Yes, Man did indeed create God in His own image (having nothing better to base it on). And as each believer tries to figure out this god-thingee, each believer creates his own god based on how well or poorly he understands what other believers tell him (which includes the Bible and everybody's understanding and misunderstanding about it and what it says).
But that is not any reason for you to trivialize and denigrate that endeavor! Believers are quite serious in that endeavor. They are not just making shit up -- that is the purview of creationists. Rather, they are trying to work their way through a non-trivial problem in order arrive at a better understanding of something which by its very definition is beyond human ability to understand.
That is not to say that there aren't any whose gods are trivial. A couple decades ago on our church bulletin board was an AP article, "Childhood Image of God Prevails Among Adults, Authors Say." It was about a book co-authored by Rabbi Jack Bemporad, "Stupid Ways, Smart Ways, to think about God."
The stupid ways of thinking about God are very childish, because most people formed their ideas about God in their childhood and never got around to upgrading them as they themselves matured. An abbreviated list of stupid ways of thinking about God:
  1. God as your personal "cosmic bellhop" granting your every request.
  2. God as "little Mary Sunshine" who will take care of everything for you.
  3. The "proverbial God of Wrath ready to show how much he cares by punishing you, the Marquis de God" who despises sinners so much he exterminates them.
  4. "God the General", a nationalistic god, the leader of jihads.
  5. "God the Master of Ceremonies" who can be hired by anyone to observe all manner of ceremonies.

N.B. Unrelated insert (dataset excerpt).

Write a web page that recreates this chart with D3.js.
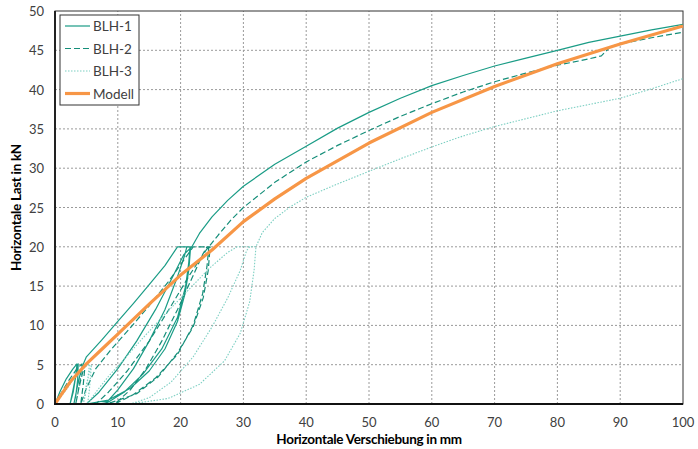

Creating one's own god should follow the same procedure as creating one's own theology (everybody does that too): think about and be willing to question your ideas so that you can discover what you had gotten wrong and try to correct those errors.
Hopefully people at least try and believe in a bigger God than the one they can make up.
Too few believers would make the effort to believe beyond their limited ideas. However, there are those with the wisdom to recognize their own limitations and so don't try to limit their God as well. Though I doubt that more than a few believers could find comfort in accepting that some (though I would think "many") of their ideas about God could be wrong.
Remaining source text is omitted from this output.